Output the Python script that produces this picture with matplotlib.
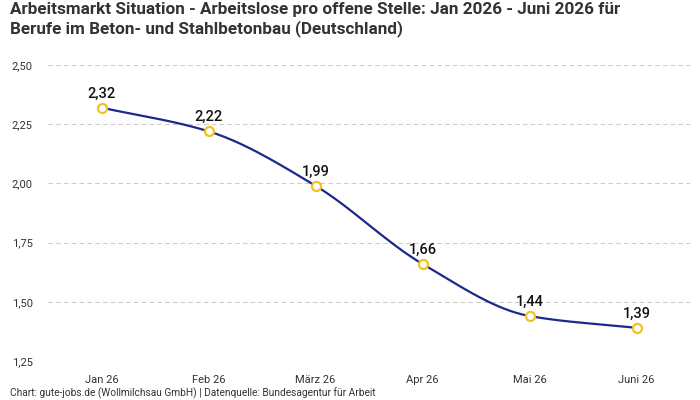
import numpy as np
import matplotlib
matplotlib.use("Agg")
import matplotlib.pyplot as plt

months = ["Jan 26", "Feb 26", "März 26", "Apr 26", "Mai 26", "Juni 26"]
values = [2.32, 2.22, 1.99, 1.66, 1.44, 1.39]
yticks = [1.25, 1.50, 1.75, 2.00, 2.25, 2.50]

title = ("Arbeitsmarkt Situation - Arbeitslose pro offene Stelle: Jan 2026 - Juni 2026 für\n"
         "Berufe im Beton- und Stahlbetonbau (Deutschland)")
caption = "Chart: gute-jobs.de (Wollmilchsau GmbH) | Datenquelle: Bundesagentur für Arbeit"

plt.rcParams['font.family'] = ['Roboto', 'DejaVu Sans']


def monotone_curve(x, y, n=40):
    x = np.asarray(x, float)
    y = np.asarray(y, float)
    h = np.diff(x)
    d = np.diff(y) / h
    m = np.zeros_like(y)
    m[0] = d[0]
    m[-1] = d[-1]
    for i in range(1, len(y) - 1):
        if d[i - 1] * d[i] <= 0:
            m[i] = 0
        else:
            w1 = 2 * h[i] + h[i - 1]
            w2 = h[i] + 2 * h[i - 1]
            m[i] = (w1 + w2) / (w1 / d[i - 1] + w2 / d[i])
    xs, ys = [], []
    for i in range(len(x) - 1):
        t = np.linspace(0, 1, n)
        h00 = 2 * t**3 - 3 * t**2 + 1
        h10 = t**3 - 2 * t**2 + t
        h01 = -2 * t**3 + 3 * t**2
        h11 = t**3 - t**2
        xs.append(x[i] + t * h[i])
        ys.append(h00 * y[i] + h10 * h[i] * m[i] + h01 * y[i + 1] + h11 * h[i] * m[i + 1])
    return np.concatenate(xs), np.concatenate(ys)


fig = plt.figure(figsize=(7, 4), dpi=100)
ax = fig.add_axes([48 / 700, 1 - 361 / 400, 642 / 700, 296 / 400])

x = np.arange(len(months))
cx, cy = monotone_curve(x, values)
ax.plot(cx, cy, color="#1b2a8a", lw=1.6, zorder=3)
ax.plot(x, values, ls="none", marker="o", ms=6.5, mfc="white", mec="#f5c21b", mew=1.6, zorder=4)
for xi, v in zip(x, values):
    ax.annotate(f"{v:.2f}".replace(".", ","), (xi, v), xytext=(0, 5), textcoords="offset points",
                ha="center", va="bottom", fontsize=10.5, color="#111111", fontweight="medium")

ax.set_xlim(-0.5, len(months) - 0.5)
ax.set_ylim(1.25, 2.5)
ax.set_yticks(yticks)
ax.set_yticklabels([f"{t:.2f}".replace(".", ",") for t in yticks])
ax.set_xticks(x)
ax.set_xticklabels(months)
ax.tick_params(axis="both", length=0, labelsize=8, colors="#333333")
ax.tick_params(axis="y", pad=11)
ax.tick_params(axis="x", pad=10)
ax.grid(axis="y", color="#cccccc", ls=(0, (4, 3)), lw=0.8)
for s in ax.spines.values():
    s.set_visible(False)

fig.text(10 / 700, 1 - 2 / 400, title, ha="left", va="top", fontsize=12.3, fontweight="bold",
         color="#333333", linespacing=1.2)
fig.text(10 / 700, 1 - 393 / 400, caption, ha="left", va="center", fontsize=7.3, color="#333333")

fig.savefig("out.png", dpi=100)
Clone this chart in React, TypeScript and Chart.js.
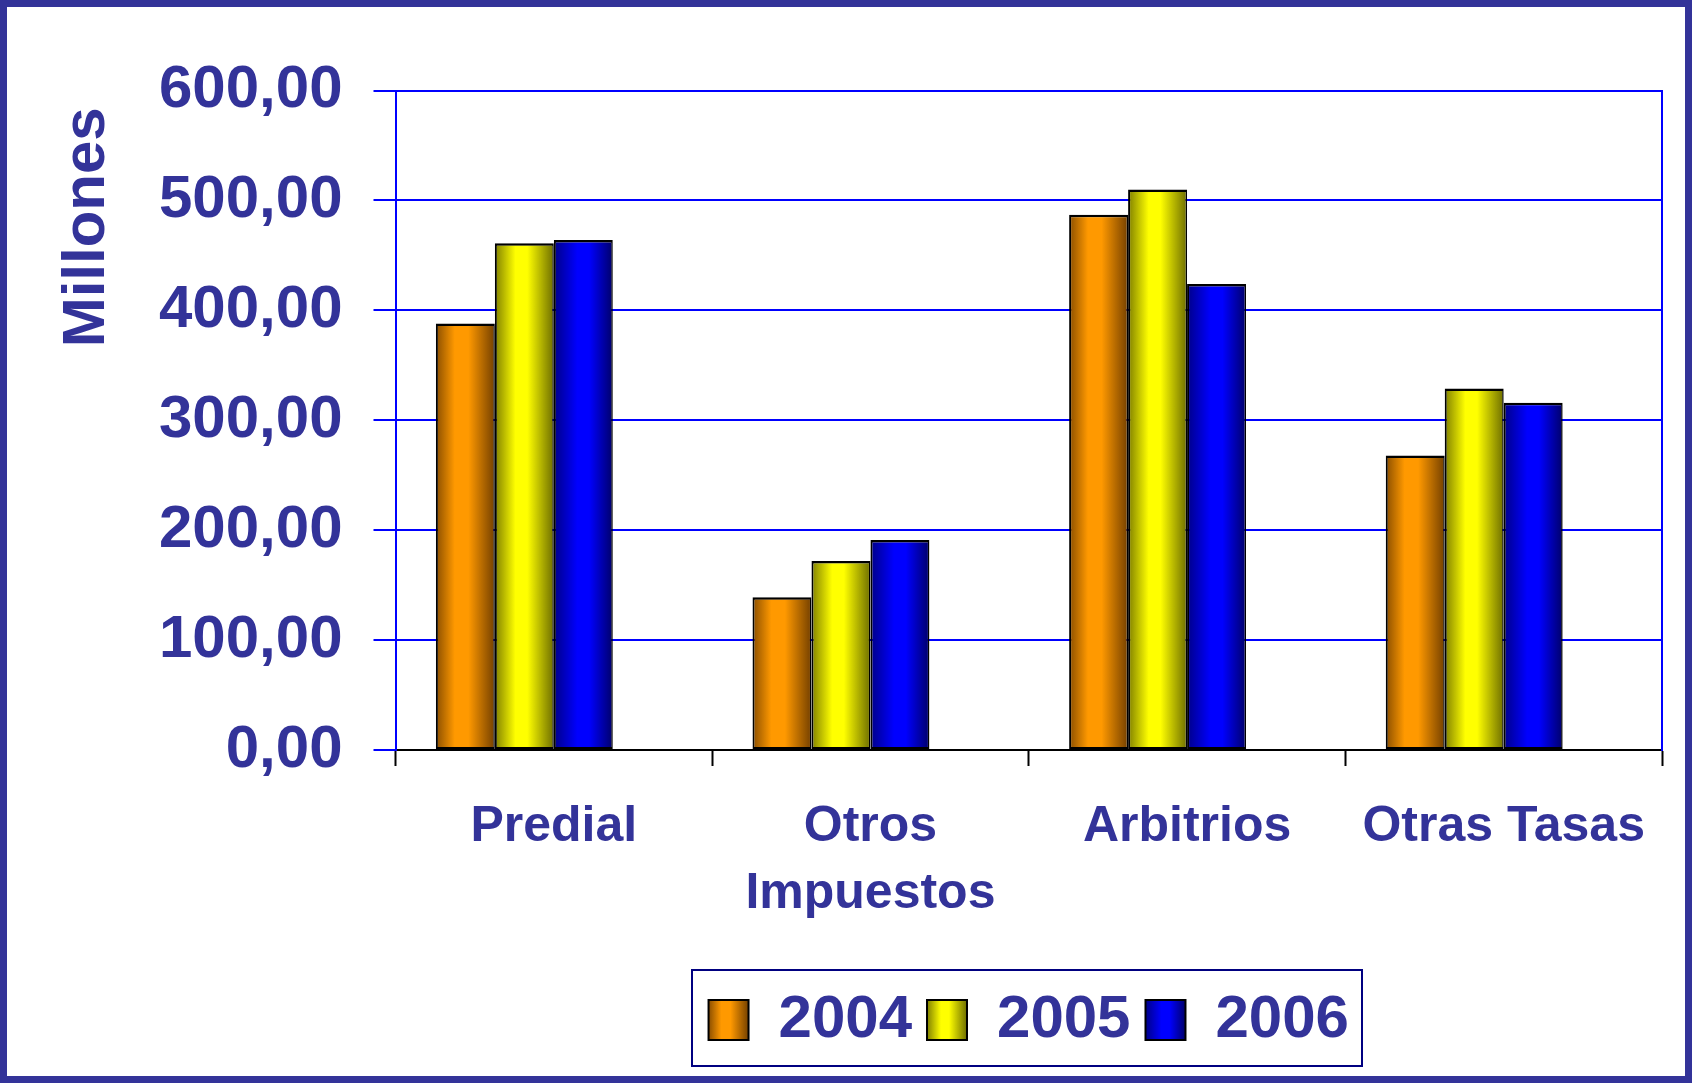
+++
SHORT TASK:
Skip the pictures and restate exactly the lines from the beginning of the listing to the line with "ax = fig.add_axes([48", that line included.

THE RESULT:
Output the Python script that produces this picture with matplotlib.
import numpy as np
import matplotlib
matplotlib.use("Agg")
import matplotlib.pyplot as plt

months = ["Jan 26", "Feb 26", "März 26", "Apr 26", "Mai 26", "Juni 26"]
values = [2.32, 2.22, 1.99, 1.66, 1.44, 1.39]
yticks = [1.25, 1.50, 1.75, 2.00, 2.25, 2.50]

title = ("Arbeitsmarkt Situation - Arbeitslose pro offene Stelle: Jan 2026 - Juni 2026 für\n"
         "Berufe im Beton- und Stahlbetonbau (Deutschland)")
caption = "Chart: gute-jobs.de (Wollmilchsau GmbH) | Datenquelle: Bundesagentur für Arbeit"

plt.rcParams['font.family'] = ['Roboto', 'DejaVu Sans']


def monotone_curve(x, y, n=40):
    x = np.asarray(x, float)
    y = np.asarray(y, float)
    h = np.diff(x)
    d = np.diff(y) / h
    m = np.zeros_like(y)
    m[0] = d[0]
    m[-1] = d[-1]
    for i in range(1, len(y) - 1):
        if d[i - 1] * d[i] <= 0:
            m[i] = 0
        else:
            w1 = 2 * h[i] + h[i - 1]
            w2 = h[i] + 2 * h[i - 1]
            m[i] = (w1 + w2) / (w1 / d[i - 1] + w2 / d[i])
    xs, ys = [], []
    for i in range(len(x) - 1):
        t = np.linspace(0, 1, n)
        h00 = 2 * t**3 - 3 * t**2 + 1
        h10 = t**3 - 2 * t**2 + t
        h01 = -2 * t**3 + 3 * t**2
        h11 = t**3 - t**2
        xs.append(x[i] + t * h[i])
        ys.append(h00 * y[i] + h10 * h[i] * m[i] + h01 * y[i + 1] + h11 * h[i] * m[i + 1])
    return np.concatenate(xs), np.concatenate(ys)


fig = plt.figure(figsize=(7, 4), dpi=100)
ax = fig.add_axes([48 / 700, 1 - 361 / 400, 642 / 700, 296 / 400])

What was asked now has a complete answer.